Cypress Trees as Landscape Trees by PJ LaRue Smith
Stately and intriguing, the mature Bald and Montezuma Cypress trees leave one with a sense of awe and curiosity. While these two trees are very similar to one another in general appearance, there are significant differences that bear mentioning, especially if one is planning to add either to their landscape.
More commonly seen (in this area of Texas) is the Bald Cypress (Taxiodium distichum). Native to the southern part of the US, the Bald Cypress is unlike other members of the cypress (Cupressaceae, a type of conifer) family, in that it is deciduous (looses its leaves) during the winter. This tree is not without winter interest, though, as the rust-brown leaves and round seed pods remain on the tree throughout much of the season. Naturally growing in wet, swampy areas, the Bald Cypress thrives in areas where most others do not, making this tree an excellent choice for a low, wet area of the landscape, and alongside a pond or stream.
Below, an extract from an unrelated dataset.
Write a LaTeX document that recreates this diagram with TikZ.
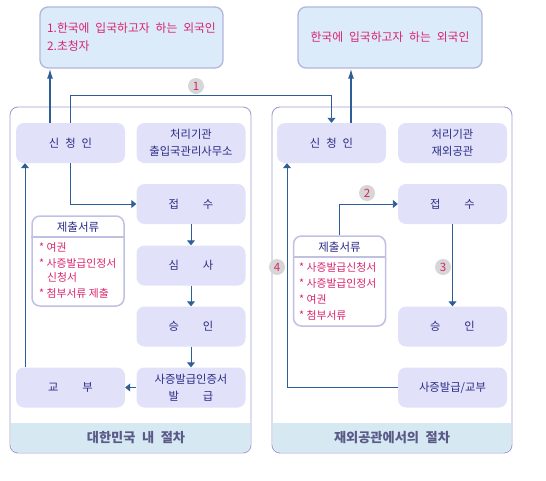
\documentclass[tikz,border=0pt]{standalone}
\usepackage{fontspec}
\setmainfont{Noto Sans CJK KR}
\usetikzlibrary{arrows.meta}
\definecolor{boxfill}{HTML}{E1E1FA}
\definecolor{navy}{HTML}{2B2B85}
\definecolor{pink}{HTML}{D8246E}
\definecolor{flow}{HTML}{2F5D97}
\definecolor{frame}{HTML}{A0A0D0}
\definecolor{topfill}{HTML}{DBEBF9}
\definecolor{topframe}{HTML}{B4B4DC}
\definecolor{band}{HTML}{D6E8F2}
\definecolor{bandtext}{HTML}{5A5A88}
\definecolor{numfill}{HTML}{D6D6D6}
\definecolor{docframe}{HTML}{C0C0E2}
\newcommand\widesp{\spaceskip=0.5em\relax}
\begin{document}
\begin{tikzpicture}[x=1pt,y=-1pt,
  stage/.style={rectangle, rounded corners=8pt, fill=boxfill, minimum width=109pt, minimum height=40pt, inner sep=0pt, text=navy, font=\fontsize{11.3}{16.5}\selectfont, align=center},
  panel/.style={rectangle, rounded corners=8pt, draw=frame, line width=0.9pt, minimum width=241pt, minimum height=346pt, inner sep=0pt},
  target/.style={rectangle, rounded corners=8pt, draw=topframe, line width=1.3pt, fill=topfill, minimum width=183pt, minimum height=61pt, inner sep=0pt, text=pink, font=\fontsize{11.8}{18}\selectfont\widesp, align=left},
  docbox/.style={rectangle, rounded corners=8pt, draw=docframe, line width=1.5pt, fill=white, minimum width=92pt, inner sep=0pt},
  dochead/.style={inner sep=0pt, text=navy, font=\fontsize{11.5}{14}\selectfont},
  docitem/.style={inner sep=0pt, anchor=west, text=pink, font=\fontsize{10.8}{14}\selectfont},
  bandlabel/.style={inner sep=0pt, text=bandtext, font=\fontsize{13.2}{15}\selectfont\bfseries\widesp},
  stepnum/.style={circle, fill=numfill, minimum size=16pt, inner sep=0pt, text=pink, font=\fontsize{11.5}{13}\selectfont},
  flowline/.style={draw=flow, line width=0.9pt, -{Triangle[length=5pt,width=8pt]}},
  uparrow/.style={draw=flow, line width=1.4pt, -{Latex[length=10pt,width=6pt]}}]
\useasboundingbox (0,0) rectangle (546,480);
\fill[band] (11,423) -- (250,423) [rounded corners=7pt]-- (250,452) -- (11,452) [sharp corners]-- cycle;
\fill[band] (273,423) -- (511,423) [rounded corners=7pt]-- (511,452) -- (273,452) [sharp corners]-- cycle;
\node[panel] (panelL) at (130.5,280){};
\node[panel, minimum width=240pt] (panelR) at (392,280){};
\node[bandlabel] (bandL) at (136,437.5){대한민국 내 절차};
\node[bandlabel] (bandR) at (392,437.5){재외공관에서의 절차};
\node[target] (topL) at (131.5,37.5){1.한국에 입국하고자 하는 외국인\\2.초청자};
\node[target, minimum width=184pt] (topR) at (390,37.5){한국에 입국하고자 하는 외국인};
\node[stage] (sinL) at (70.5,143){신\hspace{6pt}청\hspace{6pt}인};
\node[stage] (procL) at (191,143){처리기관\\출입국관리사무소};
\node[stage] (jubL) at (191,204){접\hspace{24pt}수};
\node[stage] (simL) at (191,265.5){심\hspace{24pt}사};
\node[stage] (sngL) at (191,326.5){승\hspace{24pt}인};
\node[stage] (balL) at (191,387.5){사증발급인증서\\발\hspace{24pt}급};
\node[stage] (gyoL) at (70.5,387.5){교\hspace{24pt}부};
\node[stage] (sinR) at (331.5,143){신\hspace{6pt}청\hspace{6pt}인};
\node[stage] (procR) at (452.5,143){처리기관\\재외공관};
\node[stage] (jubR) at (452.5,204){접\hspace{24pt}수};
\node[stage] (sngR) at (452.5,326.5){승\hspace{24pt}인};
\node[stage] (balR) at (452.5,387.5){사증발급/교부};
\node[docbox, minimum height=90pt] (docL) at (78,261){};
\node[dochead] (docLhead) at (78,227){제출서류};
\draw[docframe, line width=1.5pt] (docL.west |- 0,237) -- (docL.east |- 0,237);
\node[docitem] (docL1) at (39,247){* 여권};
\node[docitem] (docL2) at (39,263){* 사증발급인정서};
\node[docitem] (docL3) at (47,277){신청서};
\node[docitem] (docL4) at (39,293){* 첨부서류 제출};
\node[docbox, minimum height=90pt] (docR) at (339.5,281){};
\node[dochead] (docRhead) at (339.5,247){제출서류};
\draw[docframe, line width=1.5pt] (docR.west |- 0,257) -- (docR.east |- 0,257);
\node[docitem] (docR1) at (299,267){* 사증발급신청서};
\node[docitem] (docR2) at (299,283){* 사증발급인정서};
\node[docitem] (docR3) at (299,299){* 여권};
\node[docitem] (docR4) at (299,315){* 첨부서류};
\node[stepnum] (num1) at (196,86){1};
\node[stepnum] (num2) at (367,193){2};
\node[stepnum] (num3) at (443,267){3};
\node[stepnum] (num4) at (277,267){4};
\draw[uparrow] ([xshift=-20.5pt]sinL.north) -- ([xshift=-20.5pt]sinL.north |- topL.south);
\draw[uparrow] ([xshift=19.5pt]sinR.north) -- ([xshift=19.5pt]sinR.north |- topR.south);
\draw[flowline] (sinL.north) -- ++(0,-27) -| (sinR.north);
\draw[flowline] (sinL.south) |- (jubL.west);
\draw[flowline] (jubL) -- (simL);
\draw[flowline] (simL) -- (sngL);
\draw[flowline] (sngL) -- (balL);
\draw[flowline] (balL) -- (gyoL);
\draw[flowline] ([xshift=-45.5pt]gyoL.north) -- ([xshift=-45.5pt]sinL.south);
\draw[flowline] (docR.north) |- (jubR.west);
\draw[flowline] (jubR) -- (sngR);
\draw[flowline] (balR.west) -| ([xshift=-44.5pt]sinR.south);
\end{tikzpicture}
\end{document}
But the Bald Cypress does not have to be planted in a wet area, it can grow quite happily in most areas of a landscape with little difficulty. Chlorosis can be a problem in soils with a high pH, so test the planting site if this may be of concern. Growing to a height of 50 to 70 feet, with a 30 foot spread, the Bald Cypress is pyramidal in habit, with a heavy straight trunk, and branches that are distinctly horizontal. The foliage is spirally arranged along the stems and, unlike most conifers, is soft to the touch. New growth in the spring is a very light green, turning to a darker shade of green during the summer. The wood of the Bald Cypress contains chemicals that resist attack by fungi making it desirable for use in exterior trim, boat and ship building, shingles, posts, poles, etc.
The most unique feature of this tree, and one that needs considering before planting, is its “knees” – protuberances that arise from the roots that can get as tall as three feet! While the purpose of these knees has never been scientifically confirmed, the two main suppositions directly relate to the tree’s native habitat – swamps and water courses. The most common reason one will hear is that the knees provide a way for the roots to exchange oxygen and other gases. The second reason is that these knees provide the tree with further structural support in a more vertical manner than the lateral roots do in the wet, loose soil. Whether it is the first or second reason, or even a combination of the two, these knees certainly add a novel look to the landscape around a Bald Cypress tree, being a source of curiosity for both young and old alike. The caveat here, of course, is that running over these knees with a lawn mower will be neither beneficial for the tree, or the machinery. Be sure to locate this tree in an area where the knees will not be a source of aggravation, and both you and the tree will be happy.
Montezuma Cypress (Taxodium mucronatum) trees are native to deep south Texas into Mexico and a close relative of the Bald Cypress. However, there are significant differences between the two species of trees. The Montezuma Cypress (a) is evergreen in its natural range (deciduous north of that range); (b) is not prone to grow “knees”; (c) grows taller and faster than the Bald Cypress; (d) is somewhat cold sensitive; (e) has a broad, spreading crown; and (f) has strong, horizontal branches, but delicate branchlets that droop downward giving the tree a distinctive weeping appearance. It is this “weeping” look that makes this tree very attractive in the landscape, and if grown in a drier site, there should be no “knees” to worry about mowing over.
Both of these trees make wonderful additions to the landscape as long as their location is considered carefully before planting!